This summary is based on the second quarter fiscal 2007 earnings call conducted by McDermott International Inc. (MDR: chart) on August 8, 2007.
Management:
Chairman of the Board and CEO: Bruce W. Wilkinson
Sr. VP and CFO: Michael S. Taff
VP of IR: John E. Roueche
Key Investors Issues
- Earnings per share rose by 200% from 41 cents in the prior year to $1.31.
- Net income was increased from $47 million in 2006 to $149.4 million.
- Revenues were up 35% from a year ago to $1.42 billion.
- Credit ratings by major rating agencies upgraded.
- A two-for-one stock split was approved by the board.
Second Quarter Highlights
- Net income was $149.4 million, or $1.31 per diluted share, up from $47 million, or 41 cents per share in 2006 due to improved results at Offshore Oil and Gas Construction and Power Generation segments.
- Revenues exceeded $1.4 billion, up 35% from $1.05 billion in the prior year as a result of a 45% increase from Offshore Oil and Gas Construction, and a 37% increase at Power Generation.
- Operating income rose by $69 million from 2006 to $181.8 million, due to increases of $25.6 million, and $50.1 million from Offshore Oil and Power Generation respectively.
- Growth in unallocated corporate expenses by $5.5 million from the prior year to $14.3 million was attributed to higher stock-based compensation expenses.
- Other income generated amounted to $9.5 million compared to other expense of $50.7 million a year ago due to a $49 million loss on the early retirement of debt in 2006.
- Net interest income and expense improved by $5.1 million, as a result of lower levels of debt and higher amounts of cash and investments.
Segment Performance Highlights
Offshore Oil and Gas Construction (J. Ray''s)
- Income rose from $65.5 million in 2006 to $91.1 million.
- Revenues grew to $580 million, up 45% versus a year ago though this was below expectation due to delays in completion of some projects.

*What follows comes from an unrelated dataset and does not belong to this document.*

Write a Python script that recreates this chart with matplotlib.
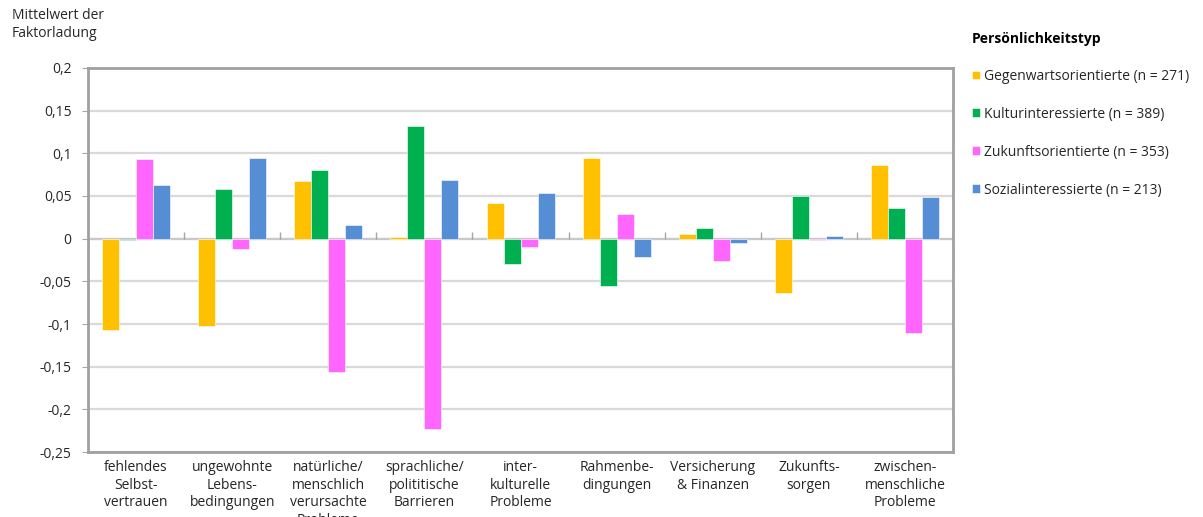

All key regions contributed to improvement, led by increased activities in the Asia-Pacific region reporting over $100 million in new awards.
- Morgan City contributed positive results for the second consecutive quarter.
- Project closeouts, including change orders and settlements, amounted to $20 million, up 300% from $5 million in the prior year.
-
J. Ray''s: results included $21 million in profit that had been previously deferred in prior years on a project known as Dolphin giving a 15.9% operating margin.
- Bookings amounted to $1 billion, bringing backlog to $4.6 billion.
- Worldwide bids outstanding remain strong at $3.2 billion.
Fabrication utilization remained strong, at over 150% of its standard, led by substantial activity in the Asia-Pacific and Middle East markets.
- Major project was the Poinsettia project in Trinidad led by Fluor.
- The company was also awarded the long-term agreement from Saudi Aramco with proceeds expected to run into several hundred million dollars.
- The asset purchase of Secunda International, including 14 multifunctional vessels was concluded for $260 million in cash.
Government Operations Segment
- Income fell to $29.7 million from $30.8 million last year as a result of a $1.1 million gain on an asset sale recognized in 2006.
- Revenues remained steady at $168 million.
- The acquisition of Marine Mechanical Corporation (MMC) was concluded at $75 million and its integration is ongoing.
Bidding is ongoing in the UK for the Sellafield, and Atomic Weapons Establishment projects:
- The Sellafield project in partnership with Bechtel and Serco, is likely to be awarded in 2008, whereas AWE expected in late 2007.
- A commercial nuclear manufacturing project for USEC, or US Enrichment Corporation was awarded during the quarter and BWXT will be manufacturing the centrifuges.